[What is needed] Nothing but the lines from the line that contains "Give me the matplotlib source for this chart." through the line that contains "plt.rcParams['font.family'] = ['Liberation" should appear in the output, each reproduced exactly.

(Entries with chart source code)
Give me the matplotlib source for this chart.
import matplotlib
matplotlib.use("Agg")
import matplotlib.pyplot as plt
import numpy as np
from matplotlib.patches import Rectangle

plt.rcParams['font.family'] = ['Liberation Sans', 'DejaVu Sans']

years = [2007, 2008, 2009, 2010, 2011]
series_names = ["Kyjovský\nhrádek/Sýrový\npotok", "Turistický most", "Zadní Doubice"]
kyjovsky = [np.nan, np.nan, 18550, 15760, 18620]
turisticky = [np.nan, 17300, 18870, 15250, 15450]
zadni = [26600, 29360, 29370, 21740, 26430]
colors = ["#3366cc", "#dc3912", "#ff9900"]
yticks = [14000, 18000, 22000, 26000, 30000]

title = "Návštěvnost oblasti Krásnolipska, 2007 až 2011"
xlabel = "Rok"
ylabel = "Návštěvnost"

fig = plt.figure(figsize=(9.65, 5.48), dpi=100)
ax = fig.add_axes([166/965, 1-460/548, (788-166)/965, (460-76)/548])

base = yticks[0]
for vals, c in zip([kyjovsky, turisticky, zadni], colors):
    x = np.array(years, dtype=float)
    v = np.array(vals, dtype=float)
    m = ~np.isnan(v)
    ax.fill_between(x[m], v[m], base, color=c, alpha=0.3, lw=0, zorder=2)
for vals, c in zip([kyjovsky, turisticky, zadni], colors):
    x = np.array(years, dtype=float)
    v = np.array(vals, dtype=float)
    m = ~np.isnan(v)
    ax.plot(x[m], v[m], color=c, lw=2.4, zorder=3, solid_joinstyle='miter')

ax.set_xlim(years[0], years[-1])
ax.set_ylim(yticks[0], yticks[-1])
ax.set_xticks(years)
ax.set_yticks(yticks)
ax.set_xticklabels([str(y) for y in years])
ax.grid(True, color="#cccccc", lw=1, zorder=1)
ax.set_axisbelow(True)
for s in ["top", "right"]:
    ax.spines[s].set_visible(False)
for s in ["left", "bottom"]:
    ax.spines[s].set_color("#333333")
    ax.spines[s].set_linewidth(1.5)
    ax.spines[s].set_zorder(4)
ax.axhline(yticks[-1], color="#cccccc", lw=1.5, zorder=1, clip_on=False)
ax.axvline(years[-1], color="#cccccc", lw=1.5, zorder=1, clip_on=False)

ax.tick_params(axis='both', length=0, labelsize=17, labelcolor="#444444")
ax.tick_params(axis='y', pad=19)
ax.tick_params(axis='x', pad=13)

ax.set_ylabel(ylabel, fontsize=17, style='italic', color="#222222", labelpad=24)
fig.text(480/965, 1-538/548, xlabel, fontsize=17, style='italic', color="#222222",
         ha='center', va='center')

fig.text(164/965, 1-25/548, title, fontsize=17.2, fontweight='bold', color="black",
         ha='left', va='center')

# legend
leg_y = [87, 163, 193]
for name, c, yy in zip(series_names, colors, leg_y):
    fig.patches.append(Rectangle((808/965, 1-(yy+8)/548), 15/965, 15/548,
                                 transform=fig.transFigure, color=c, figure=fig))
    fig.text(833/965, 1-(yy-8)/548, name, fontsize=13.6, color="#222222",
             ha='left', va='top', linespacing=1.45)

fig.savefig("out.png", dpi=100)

...

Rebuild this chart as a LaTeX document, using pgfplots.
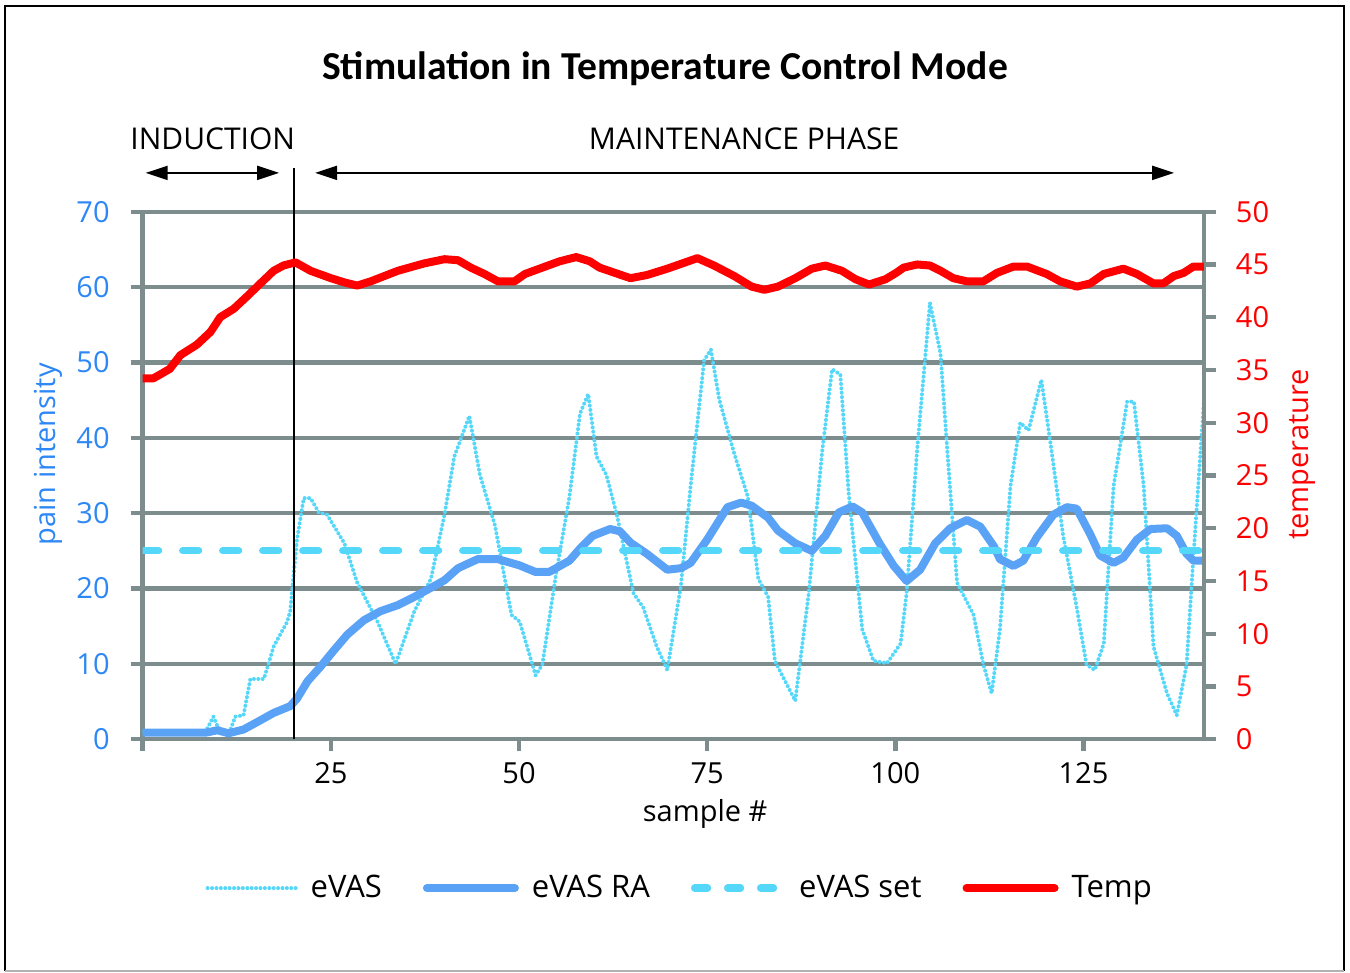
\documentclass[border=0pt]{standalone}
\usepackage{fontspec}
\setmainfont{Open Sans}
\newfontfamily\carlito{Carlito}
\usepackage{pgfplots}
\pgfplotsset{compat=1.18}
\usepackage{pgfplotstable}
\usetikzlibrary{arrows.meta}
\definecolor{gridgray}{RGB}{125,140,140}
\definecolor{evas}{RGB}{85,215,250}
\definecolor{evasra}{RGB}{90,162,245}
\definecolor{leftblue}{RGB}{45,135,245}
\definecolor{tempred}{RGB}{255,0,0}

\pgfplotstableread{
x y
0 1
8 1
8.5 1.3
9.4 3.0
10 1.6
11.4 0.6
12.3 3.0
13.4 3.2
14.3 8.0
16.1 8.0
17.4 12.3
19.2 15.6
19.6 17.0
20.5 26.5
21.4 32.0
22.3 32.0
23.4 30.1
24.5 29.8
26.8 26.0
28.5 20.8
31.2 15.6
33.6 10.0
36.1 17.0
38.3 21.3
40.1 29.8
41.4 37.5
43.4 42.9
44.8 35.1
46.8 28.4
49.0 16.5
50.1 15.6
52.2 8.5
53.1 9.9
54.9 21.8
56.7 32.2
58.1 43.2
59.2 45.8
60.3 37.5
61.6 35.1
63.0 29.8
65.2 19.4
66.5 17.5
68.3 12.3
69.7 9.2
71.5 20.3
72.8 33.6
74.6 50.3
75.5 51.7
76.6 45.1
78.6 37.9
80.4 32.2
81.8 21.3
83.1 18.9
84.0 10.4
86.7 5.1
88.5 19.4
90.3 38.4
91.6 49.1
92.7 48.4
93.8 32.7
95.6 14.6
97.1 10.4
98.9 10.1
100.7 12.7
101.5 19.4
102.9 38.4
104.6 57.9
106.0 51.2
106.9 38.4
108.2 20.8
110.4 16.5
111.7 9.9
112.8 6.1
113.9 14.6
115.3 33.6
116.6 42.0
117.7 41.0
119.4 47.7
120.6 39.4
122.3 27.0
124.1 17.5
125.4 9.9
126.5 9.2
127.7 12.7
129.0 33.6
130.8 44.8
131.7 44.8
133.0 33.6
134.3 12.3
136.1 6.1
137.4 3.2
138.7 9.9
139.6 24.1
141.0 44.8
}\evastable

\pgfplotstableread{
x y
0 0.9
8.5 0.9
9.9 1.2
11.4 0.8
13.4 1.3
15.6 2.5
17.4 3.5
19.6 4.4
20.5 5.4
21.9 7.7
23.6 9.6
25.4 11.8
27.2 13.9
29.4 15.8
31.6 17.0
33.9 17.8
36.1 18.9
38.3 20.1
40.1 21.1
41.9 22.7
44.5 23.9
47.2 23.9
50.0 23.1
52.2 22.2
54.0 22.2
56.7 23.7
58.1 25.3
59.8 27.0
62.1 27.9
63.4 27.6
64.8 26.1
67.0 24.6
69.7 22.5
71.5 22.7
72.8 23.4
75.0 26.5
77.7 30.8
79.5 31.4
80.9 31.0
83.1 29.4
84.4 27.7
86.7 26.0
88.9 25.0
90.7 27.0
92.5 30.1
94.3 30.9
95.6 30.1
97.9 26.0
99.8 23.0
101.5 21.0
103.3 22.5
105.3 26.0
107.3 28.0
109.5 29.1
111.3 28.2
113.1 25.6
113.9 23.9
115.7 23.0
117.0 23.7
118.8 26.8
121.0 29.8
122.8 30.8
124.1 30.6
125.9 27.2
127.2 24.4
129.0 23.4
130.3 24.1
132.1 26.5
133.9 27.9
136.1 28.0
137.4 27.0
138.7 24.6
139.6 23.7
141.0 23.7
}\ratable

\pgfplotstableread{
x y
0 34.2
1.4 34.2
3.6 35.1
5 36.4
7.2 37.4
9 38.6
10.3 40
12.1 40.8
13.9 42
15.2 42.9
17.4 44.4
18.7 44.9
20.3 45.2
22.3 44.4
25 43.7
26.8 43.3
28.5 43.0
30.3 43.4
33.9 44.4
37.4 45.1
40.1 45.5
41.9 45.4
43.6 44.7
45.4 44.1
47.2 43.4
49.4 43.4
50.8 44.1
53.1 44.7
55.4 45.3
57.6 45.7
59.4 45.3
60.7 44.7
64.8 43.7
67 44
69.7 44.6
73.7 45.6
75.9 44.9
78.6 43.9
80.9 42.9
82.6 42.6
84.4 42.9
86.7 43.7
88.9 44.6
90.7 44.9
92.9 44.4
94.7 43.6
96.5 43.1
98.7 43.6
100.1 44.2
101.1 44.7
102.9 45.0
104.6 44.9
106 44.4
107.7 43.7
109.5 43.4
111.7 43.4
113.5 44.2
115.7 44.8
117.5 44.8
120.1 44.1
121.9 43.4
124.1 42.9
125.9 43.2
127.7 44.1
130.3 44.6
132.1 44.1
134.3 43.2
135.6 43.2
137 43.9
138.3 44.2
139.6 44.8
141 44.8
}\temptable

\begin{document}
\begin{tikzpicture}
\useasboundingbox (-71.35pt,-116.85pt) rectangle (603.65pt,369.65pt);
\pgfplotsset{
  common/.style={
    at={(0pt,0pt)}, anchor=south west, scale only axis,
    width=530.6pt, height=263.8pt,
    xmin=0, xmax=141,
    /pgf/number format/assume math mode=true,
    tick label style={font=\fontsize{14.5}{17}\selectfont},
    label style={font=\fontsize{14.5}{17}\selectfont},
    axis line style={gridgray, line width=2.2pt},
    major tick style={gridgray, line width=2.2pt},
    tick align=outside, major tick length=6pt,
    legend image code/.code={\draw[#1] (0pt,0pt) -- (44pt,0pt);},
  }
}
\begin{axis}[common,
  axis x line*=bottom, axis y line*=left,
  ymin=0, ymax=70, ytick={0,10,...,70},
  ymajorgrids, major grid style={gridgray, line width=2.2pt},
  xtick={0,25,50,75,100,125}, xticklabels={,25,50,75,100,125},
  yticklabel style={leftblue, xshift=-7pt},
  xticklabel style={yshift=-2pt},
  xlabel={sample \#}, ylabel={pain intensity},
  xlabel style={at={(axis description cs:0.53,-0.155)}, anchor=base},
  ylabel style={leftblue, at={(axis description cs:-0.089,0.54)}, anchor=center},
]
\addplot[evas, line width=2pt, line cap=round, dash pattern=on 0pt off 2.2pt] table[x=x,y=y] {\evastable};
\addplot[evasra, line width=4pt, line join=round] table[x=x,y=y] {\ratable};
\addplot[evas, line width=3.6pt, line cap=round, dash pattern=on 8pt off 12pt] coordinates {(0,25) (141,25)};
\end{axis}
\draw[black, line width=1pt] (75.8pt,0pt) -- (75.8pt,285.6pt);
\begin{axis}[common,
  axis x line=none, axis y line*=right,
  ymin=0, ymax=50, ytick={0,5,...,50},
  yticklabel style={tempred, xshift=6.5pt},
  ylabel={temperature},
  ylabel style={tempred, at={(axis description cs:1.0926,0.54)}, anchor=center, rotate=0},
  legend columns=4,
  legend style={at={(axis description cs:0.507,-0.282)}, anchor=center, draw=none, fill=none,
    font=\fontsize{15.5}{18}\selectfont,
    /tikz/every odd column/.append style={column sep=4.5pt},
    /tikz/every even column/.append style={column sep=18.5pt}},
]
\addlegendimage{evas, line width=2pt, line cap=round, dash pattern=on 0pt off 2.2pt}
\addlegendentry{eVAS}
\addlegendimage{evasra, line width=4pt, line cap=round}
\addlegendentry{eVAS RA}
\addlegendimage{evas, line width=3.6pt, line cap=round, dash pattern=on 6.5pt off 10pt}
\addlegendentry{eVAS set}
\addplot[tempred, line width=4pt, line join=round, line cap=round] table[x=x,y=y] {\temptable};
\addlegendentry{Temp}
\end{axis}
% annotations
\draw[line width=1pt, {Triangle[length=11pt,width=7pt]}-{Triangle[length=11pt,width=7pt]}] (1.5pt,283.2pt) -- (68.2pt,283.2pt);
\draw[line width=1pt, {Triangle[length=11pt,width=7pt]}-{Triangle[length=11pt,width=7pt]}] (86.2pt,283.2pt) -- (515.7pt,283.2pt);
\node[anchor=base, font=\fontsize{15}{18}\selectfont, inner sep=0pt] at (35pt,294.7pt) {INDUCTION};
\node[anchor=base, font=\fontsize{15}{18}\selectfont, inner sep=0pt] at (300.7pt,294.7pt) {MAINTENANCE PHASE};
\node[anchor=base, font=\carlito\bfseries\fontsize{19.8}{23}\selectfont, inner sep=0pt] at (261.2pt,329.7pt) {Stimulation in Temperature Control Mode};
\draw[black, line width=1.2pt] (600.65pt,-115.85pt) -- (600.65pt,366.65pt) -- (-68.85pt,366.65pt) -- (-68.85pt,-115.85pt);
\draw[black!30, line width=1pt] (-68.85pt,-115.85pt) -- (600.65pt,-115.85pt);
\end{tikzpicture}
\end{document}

==

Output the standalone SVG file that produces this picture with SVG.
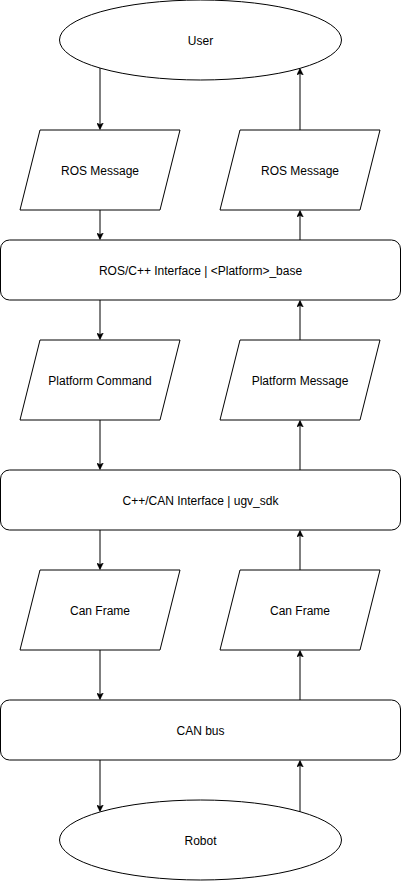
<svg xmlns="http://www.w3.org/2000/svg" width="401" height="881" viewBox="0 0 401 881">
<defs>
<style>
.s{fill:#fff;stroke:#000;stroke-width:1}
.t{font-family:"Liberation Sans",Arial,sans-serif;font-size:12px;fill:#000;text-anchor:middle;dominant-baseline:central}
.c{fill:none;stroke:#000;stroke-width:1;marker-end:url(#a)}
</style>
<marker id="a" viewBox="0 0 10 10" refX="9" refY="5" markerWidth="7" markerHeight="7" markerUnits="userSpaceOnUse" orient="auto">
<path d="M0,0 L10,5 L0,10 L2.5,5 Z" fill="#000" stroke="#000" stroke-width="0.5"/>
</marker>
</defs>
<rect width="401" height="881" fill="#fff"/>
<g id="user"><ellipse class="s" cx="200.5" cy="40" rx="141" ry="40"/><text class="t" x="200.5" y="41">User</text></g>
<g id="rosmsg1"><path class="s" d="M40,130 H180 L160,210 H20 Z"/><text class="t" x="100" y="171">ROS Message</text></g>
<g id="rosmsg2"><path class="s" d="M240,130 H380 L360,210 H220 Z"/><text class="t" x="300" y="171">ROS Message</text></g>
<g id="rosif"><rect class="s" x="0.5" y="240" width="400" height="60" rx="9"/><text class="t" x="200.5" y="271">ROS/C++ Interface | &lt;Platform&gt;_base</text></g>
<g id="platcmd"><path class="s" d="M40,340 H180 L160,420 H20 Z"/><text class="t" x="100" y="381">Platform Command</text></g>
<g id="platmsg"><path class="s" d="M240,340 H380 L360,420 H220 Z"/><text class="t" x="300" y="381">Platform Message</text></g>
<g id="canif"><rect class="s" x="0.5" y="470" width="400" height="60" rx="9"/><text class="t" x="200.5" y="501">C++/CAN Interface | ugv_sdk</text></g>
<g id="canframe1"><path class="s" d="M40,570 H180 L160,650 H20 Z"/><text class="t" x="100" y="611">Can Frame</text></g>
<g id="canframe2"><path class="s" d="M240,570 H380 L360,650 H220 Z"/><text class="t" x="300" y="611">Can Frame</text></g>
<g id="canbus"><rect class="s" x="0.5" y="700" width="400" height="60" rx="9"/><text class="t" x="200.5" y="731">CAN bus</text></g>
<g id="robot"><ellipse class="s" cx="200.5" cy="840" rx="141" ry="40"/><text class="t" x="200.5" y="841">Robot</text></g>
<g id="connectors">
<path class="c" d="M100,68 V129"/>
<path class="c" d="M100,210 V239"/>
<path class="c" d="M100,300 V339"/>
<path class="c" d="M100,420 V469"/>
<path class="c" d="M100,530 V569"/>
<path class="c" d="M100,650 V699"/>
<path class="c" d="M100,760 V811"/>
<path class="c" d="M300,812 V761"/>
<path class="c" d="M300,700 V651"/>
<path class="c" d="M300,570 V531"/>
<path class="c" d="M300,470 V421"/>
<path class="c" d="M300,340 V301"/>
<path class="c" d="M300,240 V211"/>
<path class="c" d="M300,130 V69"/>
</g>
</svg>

[Solution to this exercise]
Give me the matplotlib source for this chart.
import matplotlib
matplotlib.use("Agg")
import matplotlib.pyplot as plt
import numpy as np
from matplotlib.patches import Rectangle

plt.rcParams['font.family'] = ['Liberation Sans', 'DejaVu Sans']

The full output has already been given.